Ad Parnassum (Polyphony2)
1932
oil on canvas
126 x 100 cm
Kunstmuseum, Bern, Switzerland

This painting, considered Klee’s masterpiece, is an example of Klee’s masterful skill with color. His studies in the related fields of natural history, comparative anatomy and anthropology had brought him to the belief that nature was characterized by the permutation and movement of fundamental units of construction. He wanted to achieve an equivalent way of working in painting. From 1923 Klee created a series of imaginative color constructions which he called 'magic squares' in which he applied his theories. This series came to a conclusion in 1932 with Ad Parnassum. Klee likened each element in the painting to a theme in a polyphonic composition. He defined polyphony as 'the simultaneity of several independent themes'.

Color possesses me. I don't have to pursue it. It will possess me always, I know it. That is the meaning of this happy hour: Color and I are one. I am a painter. (Klee)

Paul Klee (1879-1940) was born in Switzerland, into a family of musicians, and is considered both a German and a Swiss painter. His childhood love of music was always to remain profoundly important in his life and work.

His highly individual style was influenced by movements in art that included expressionism, cubism, and surrealism. He was, as well, a student of orientalism. Klee was a natural draftsman who experimented with and eventually mastered color theory, and wrote extensively about it; his lectures Writings on Form and Design Theory, published in English as the Paul Klee Notebooks, are considered so important for modern art that they are compared to the importance that Leonardo da Vinci's A Treatise on Painting had for Renaissance. He and his colleague, the Russian painter Wassily Kandinsky, both taught at the German Bauhaus school of art, design and architecture.
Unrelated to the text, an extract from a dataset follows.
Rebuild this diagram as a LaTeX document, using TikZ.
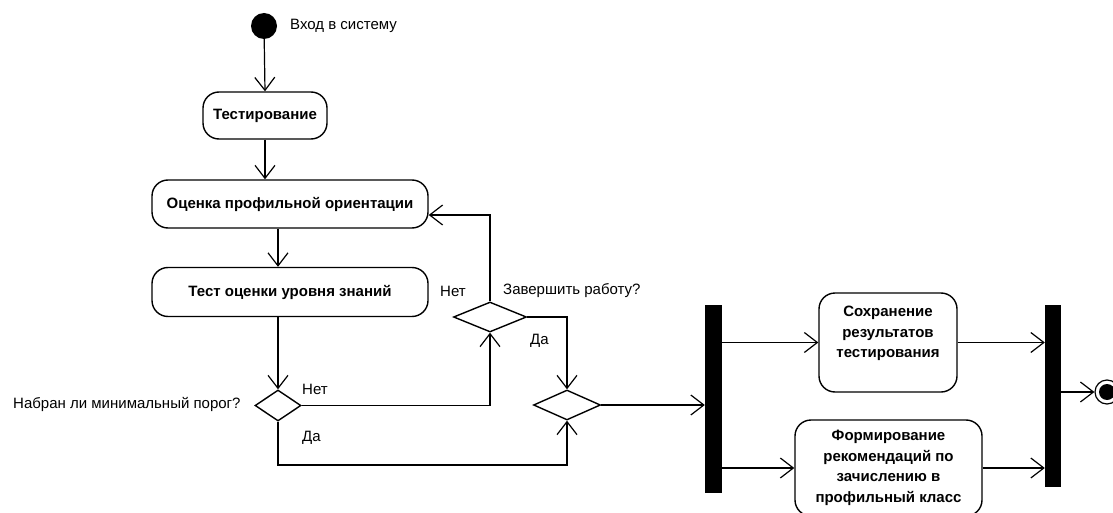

His works reflect his dry humour and his sometimes childlike perspective, his personal moods and beliefs, and his musicality.

Klee went to Dusseldorf to teach at the Akademie in 1931, shortly before the Nazis closed the Bauhaus. Forced by the Nazis to leave his position in Dusseldorf in 1933, Klee settled in Bern the following year. Klee died on June 29, 1940, in Muralto-Locarno, Switzerland.